Ближе к вечеру того же дня волшебник, а вместе с ним Вильке с овцой, Франк, Марлена и Лорд отправились на станцию, чтобы добраться через леса и горные перевалы в усадьбу Каздои – знакомиться с Тариэлом. Но путь был неблизкий. Пока Вильке дразнил Лорда и выкаблучивался перед Марленой, Франк вел серьезный разговор с Сергиусом.
– Скажи, владыка, – спрашивал Франк, – а этот мальчик тоже был на войне?
– Да, – сказал Сергиус, – еще на какой войне.
– То есть он что, был на другой войне?
– Не знаю, Франк, – признался волшебник. – И да, и нет. Есть только две войны – война на стороне зла и война против зла. Этот мальчик попал сюда, как только перешел со стороны зла на сторону, борющуюся со злом. И попал сюда, я тебе скажу, именно благодаря этому.
– А мы? – спросил Франк.
– А вы никогда и не были на стороне зла, – улыбнулся волшебник. – Может быть, злу удалось внушить вам кое-какие отравленные мысли, но сердца ваши не подчинились ему до конца. Поэтому вы перешли сюда сразу. Вильке – совсем легко, а ты – чуть посложнее. Помнишь, как тебе было тяжело первые дни из-за снов и тяжелых мыслей?
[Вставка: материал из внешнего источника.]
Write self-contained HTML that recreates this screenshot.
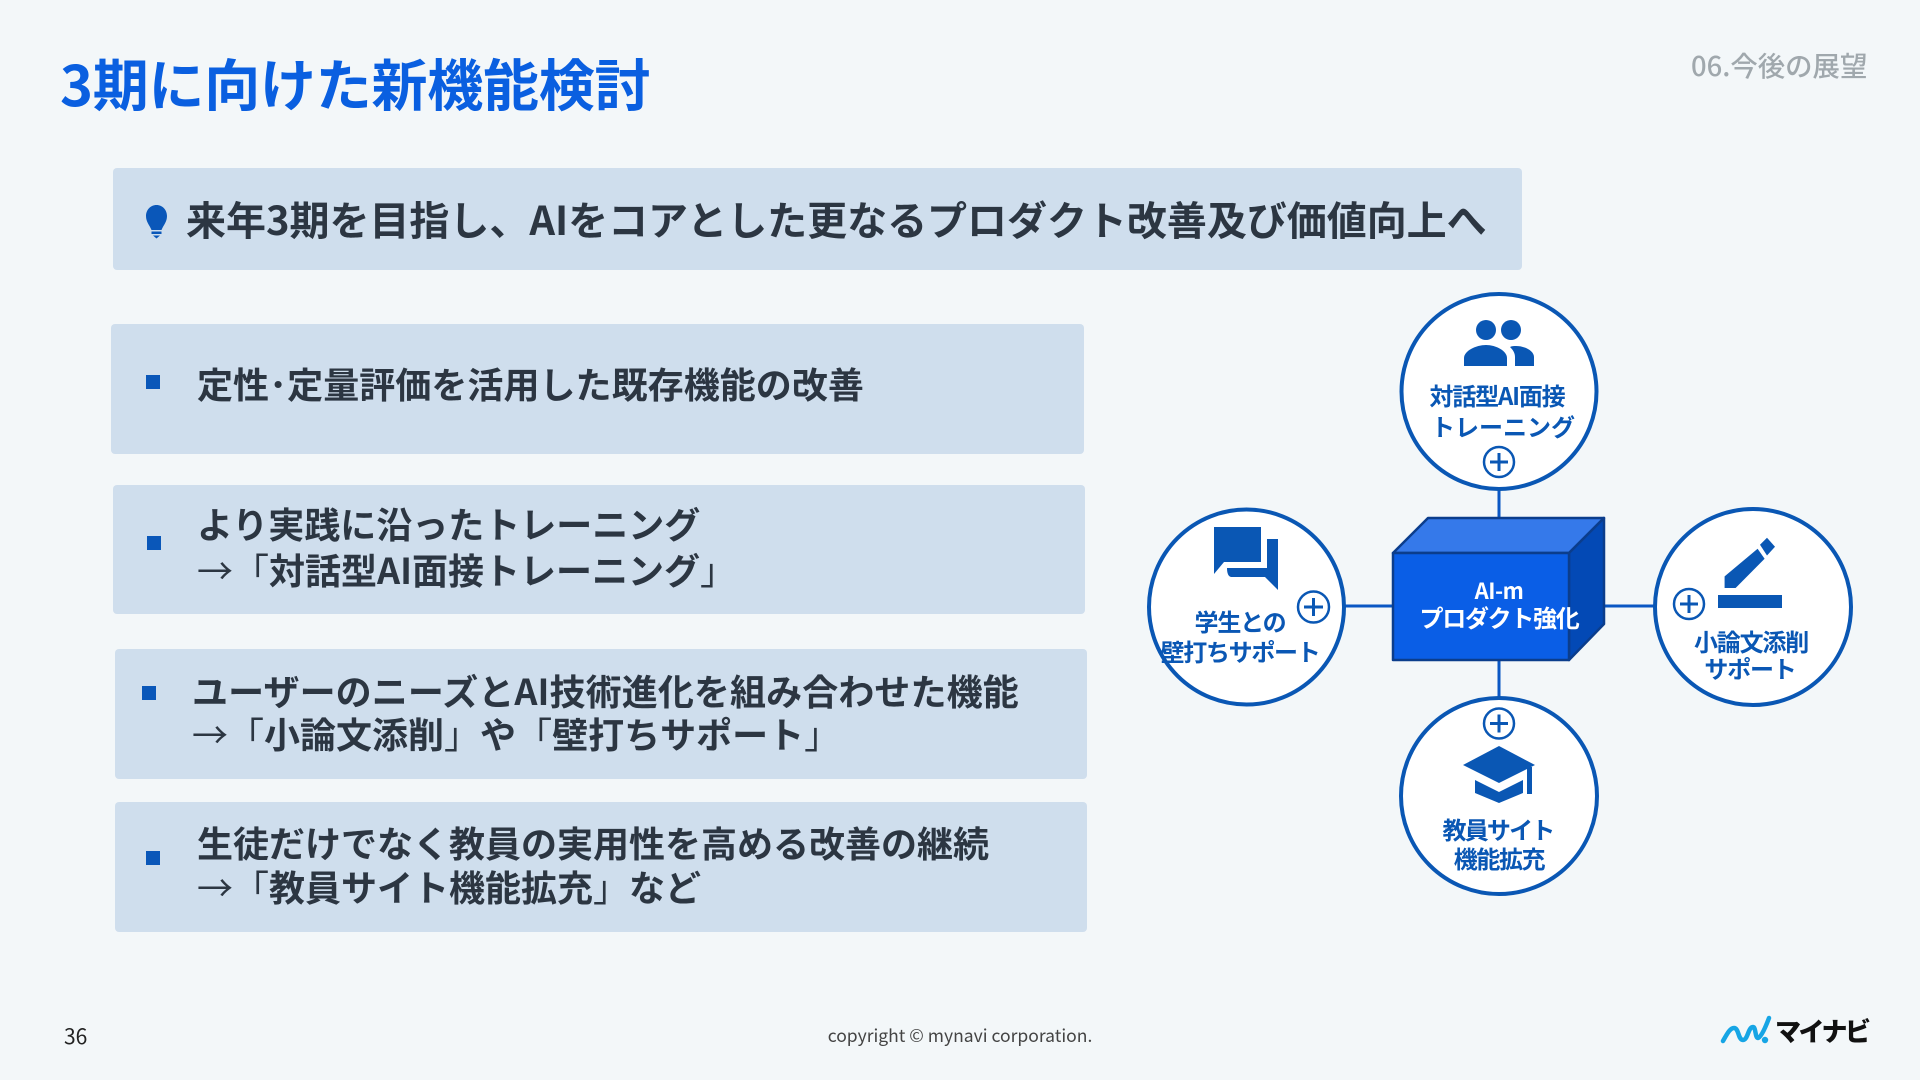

Но тем не менее, ни тебе, ни Вильке не потребовалось проходить иных испытаний. А с этим мальчиком все иначе. Похоже, что его сердцу пришлось совершить невозможное: перебраться к нам оттуда, откуда не возвращаются. По крайней мере, на моей памяти это первый случай. Пришлось покопаться в самых древних книгах, чтобы отыскать легенду о похожем переходе. Я бы даже сказал, очень похожем. Только того юношу звали Георг.